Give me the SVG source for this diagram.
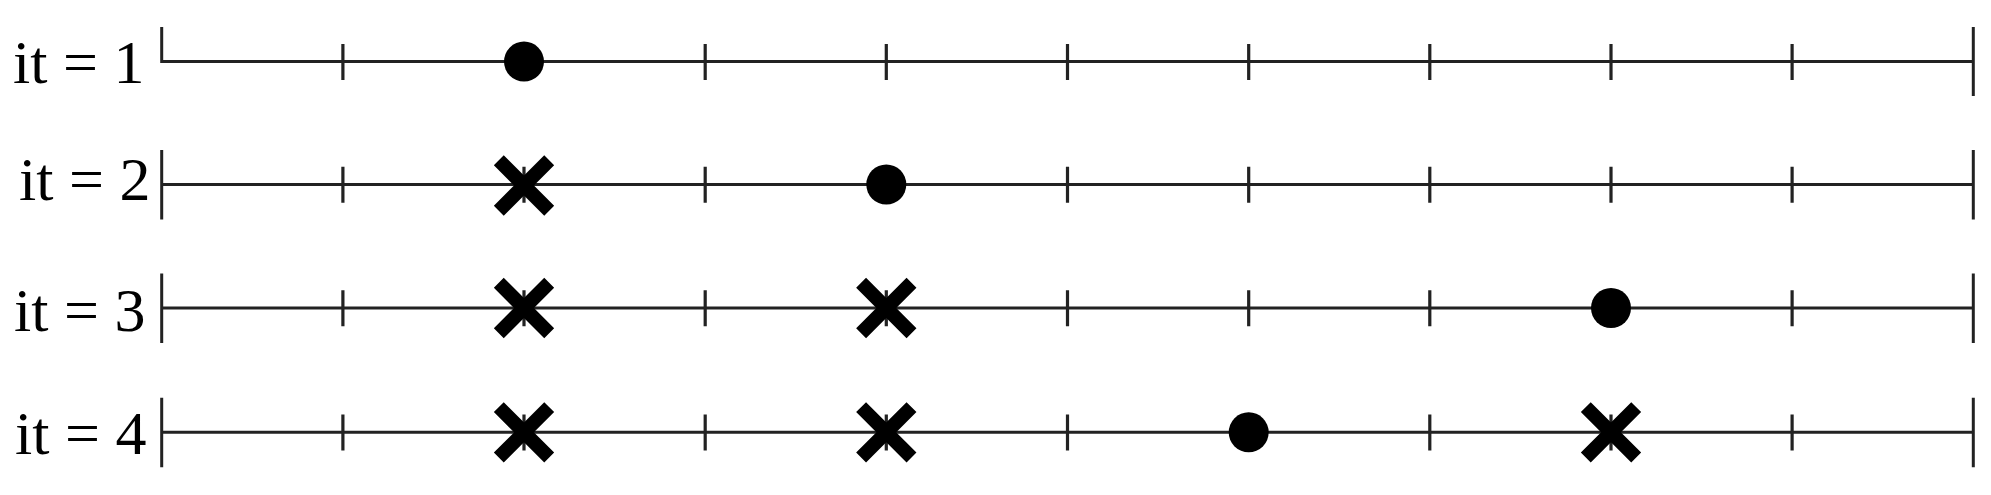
<svg xmlns="http://www.w3.org/2000/svg" xmlns:xlink="http://www.w3.org/1999/xlink" width="1991" height="495" viewBox="0 0 1991 495">
  <style>
    .axis { stroke: #222; stroke-width: 3; fill: none; }
    .tick { stroke: #222; stroke-width: 3.2; fill: none; }
    .lbl { font-family: "Liberation Serif", "Times New Roman", serif; font-size: 62px; fill: #000; }
  </style>
  <defs>
    <g id="cross">
      <path d="M-25.2,-25.2 L25.2,25.2 M-25.2,25.2 L25.2,-25.2" stroke="#000" stroke-width="14" stroke-linecap="butt" fill="none"/>
    </g>
    <g id="dot">
      <circle cx="0" cy="0" r="20" fill="#000"/>
    </g>
    <g id="ticks">
      <path class="tick" d="M342.9,-17.7V18.3 M524,-17.7V18.3 M705.2,-17.7V18.3 M886.3,-17.7V18.3 M1067.5,-17.7V18.3 M1248.7,-17.7V18.3 M1429.8,-17.7V18.3 M1611,-17.7V18.3 M1792.1,-17.7V18.3"/>
    </g>
  </defs>

  <rect width="1991" height="495" fill="#fff"/>

  <g id="row1" transform="translate(0,61.6)">
    <text class="lbl" x="13" y="21.7">it = 1</text>
    <path class="axis" d="M161.7,-34.5V0H1973.3 M1973.3,-34.5V34.5"/>
    <use xlink:href="#ticks"/>
    <use xlink:href="#dot" x="524" y="0"/>
  </g>

  <g id="row2" transform="translate(0,184.5)">
    <text class="lbl" x="19" y="15.5">it = 2</text>
    <path class="axis" d="M161.7,-34.5V35 M161.7,0H1973.3 M1973.3,-34.5V35"/>
    <use xlink:href="#ticks"/>
    <use xlink:href="#cross" x="524" y="1"/>
    <use xlink:href="#dot" x="886.3" y="0"/>
  </g>

  <g id="row3" transform="translate(0,308)">
    <text class="lbl" x="14" y="22.7">it = 3</text>
    <path class="axis" d="M161.7,-34.5V35 M161.7,0H1973.3 M1973.3,-34.5V35"/>
    <use xlink:href="#ticks"/>
    <use xlink:href="#cross" x="524" y="0"/>
    <use xlink:href="#cross" x="886.3" y="0"/>
    <use xlink:href="#dot" x="1611" y="0"/>
  </g>

  <g id="row4" transform="translate(0,432.3)">
    <text class="lbl" x="15" y="22">it = 4</text>
    <path class="axis" d="M161.7,-34.5V35 M161.7,0H1973.3 M1973.3,-34.5V35"/>
    <use xlink:href="#ticks"/>
    <use xlink:href="#cross" x="524" y="0"/>
    <use xlink:href="#cross" x="886.3" y="0"/>
    <use xlink:href="#dot" x="1248.7" y="0"/>
    <use xlink:href="#cross" x="1611" y="0"/>
  </g>

  <g id="connectors"/>
</svg>
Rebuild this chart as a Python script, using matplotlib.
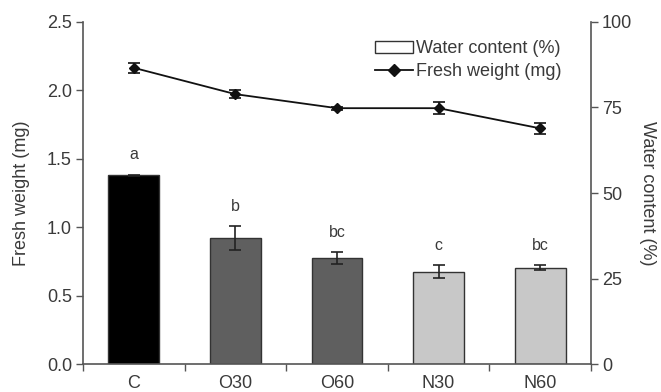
import matplotlib
matplotlib.use("Agg")
import matplotlib.pyplot as plt
from matplotlib.patches import Patch
from matplotlib.lines import Line2D
import numpy as np

plt.rcParams['font.family'] = ['Liberation Sans', 'DejaVu Sans']

categories = ["C", "O30", "O60", "N30", "N60"]
fresh_weight = [1.38, 0.92, 0.775, 0.675, 0.705]      # mg (bars, left axis)
fresh_weight_err = [0.005, 0.09, 0.044, 0.047, 0.02]
water_content = [86.6, 78.9, 74.8, 74.8, 68.9]        # % (line, right axis)
water_content_err = [1.4, 1.2, 0.4, 1.7, 1.7]
letters = ["a", "b", "bc", "c", "bc"]
bar_colors = ["#000000", "#5f5f5f", "#5f5f5f", "#c8c8c8", "#c8c8c8"]

text_col = "#3a3a3a"
spine_col = "#555555"
fs = 13

fig = plt.figure(figsize=(6.61, 3.92), dpi=100)
ax = fig.add_axes([0.1256, 0.0714, 0.7685, 0.8725])
x = np.arange(len(categories))

ax.bar(x, fresh_weight, width=0.5, color=bar_colors, edgecolor="#333333",
       linewidth=1.0, zorder=2)
ax.errorbar(x, fresh_weight, yerr=fresh_weight_err, fmt="none", ecolor="#222222",
            elinewidth=1.2, capsize=4, capthick=1.2, zorder=3)
for xi, v, e, t in zip(x, fresh_weight, fresh_weight_err, letters):
    ax.text(xi, v + e + 0.09, t, ha="center", va="bottom", fontsize=11.5,
            color=text_col)

ax.set_xlim(-0.5, 4.5)
ax.set_ylim(0, 2.5)
ax.set_yticks([0, 0.5, 1.0, 1.5, 2.0, 2.5])
ax.set_yticklabels(["0.0", "0.5", "1.0", "1.5", "2.0", "2.5"])
ax.set_xticks(x)
ax.set_xticklabels(categories)
ax.set_xticks(np.arange(-0.5, 5.0, 1.0), minor=True)
ax.tick_params(axis="x", which="major", length=0, pad=8, labelsize=fs,
               labelcolor=text_col)
ax.tick_params(axis="x", which="minor", length=5, width=1, color=spine_col,
               direction="out")
ax.tick_params(axis="y", length=5, width=1, color=spine_col, labelsize=fs,
               labelcolor=text_col, pad=3)
ax.set_ylabel("Fresh weight (mg)", fontsize=fs, color=text_col, labelpad=12)
for s in ["top", "right"]:
    ax.spines[s].set_visible(False)
for s in ["left", "bottom"]:
    ax.spines[s].set_color(spine_col)
    ax.spines[s].set_linewidth(1.2)

ax2 = ax.twinx()
ax2.set_ylim(0, 100)
ax2.errorbar(x, water_content, yerr=water_content_err, color="#111111",
             marker="D", markersize=5, linewidth=1.3, elinewidth=1.2, capsize=4,
             capthick=1.2, zorder=4)
ax2.set_yticks([0, 25, 50, 75, 100])
ax2.tick_params(axis="y", length=5, width=1, color=spine_col, labelsize=fs,
                labelcolor=text_col, pad=3)
ax2.set_ylabel("Water content (%)", fontsize=fs, color=text_col, rotation=-90,
               labelpad=17)
for s in ["top", "left", "bottom"]:
    ax2.spines[s].set_visible(False)
ax2.spines["right"].set_color(spine_col)
ax2.spines["right"].set_linewidth(1.2)

handles = [Patch(facecolor="white", edgecolor="#333333", linewidth=1.0),
           Line2D([], [], color="#111111", marker="D", markersize=6, linewidth=1.3)]
leg = ax2.legend(handles, ["Water content (%)", "Fresh weight (mg)"],
                 loc="upper right", bbox_to_anchor=(576 / 661, 1 - 26 / 392),
                 bbox_transform=fig.transFigure, frameon=False,
                 fontsize=fs, handlelength=2.1, handletextpad=0.15,
                 labelspacing=0.3, borderpad=0.3)
for t in leg.get_texts():
    t.set_color(text_col)

fig.savefig("out.png", dpi=100)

▸ **What you have to do**
Starting at the line that contains "Rebuild this chart" and ending at the line that contains "x = np.arange(len(categories))", give the lines again exactly. Do not include the pictures.

▸ **Task result**
Rebuild this chart as a Python script, using matplotlib.
import matplotlib
matplotlib.use("Agg")
import matplotlib.pyplot as plt
from matplotlib.patches import Patch
from matplotlib.lines import Line2D
import numpy as np

plt.rcParams['font.family'] = ['Liberation Sans', 'DejaVu Sans']

categories = ["C", "O30", "O60", "N30", "N60"]
fresh_weight = [1.38, 0.92, 0.775, 0.675, 0.705]      # mg (bars, left axis)
fresh_weight_err = [0.005, 0.09, 0.044, 0.047, 0.02]
water_content = [86.6, 78.9, 74.8, 74.8, 68.9]        # % (line, right axis)
water_content_err = [1.4, 1.2, 0.4, 1.7, 1.7]
letters = ["a", "b", "bc", "c", "bc"]
bar_colors = ["#000000", "#5f5f5f", "#5f5f5f", "#c8c8c8", "#c8c8c8"]

text_col = "#3a3a3a"
spine_col = "#555555"
fs = 13

fig = plt.figure(figsize=(6.61, 3.92), dpi=100)
ax = fig.add_axes([0.1256, 0.0714, 0.7685, 0.8725])
x = np.arange(len(categories))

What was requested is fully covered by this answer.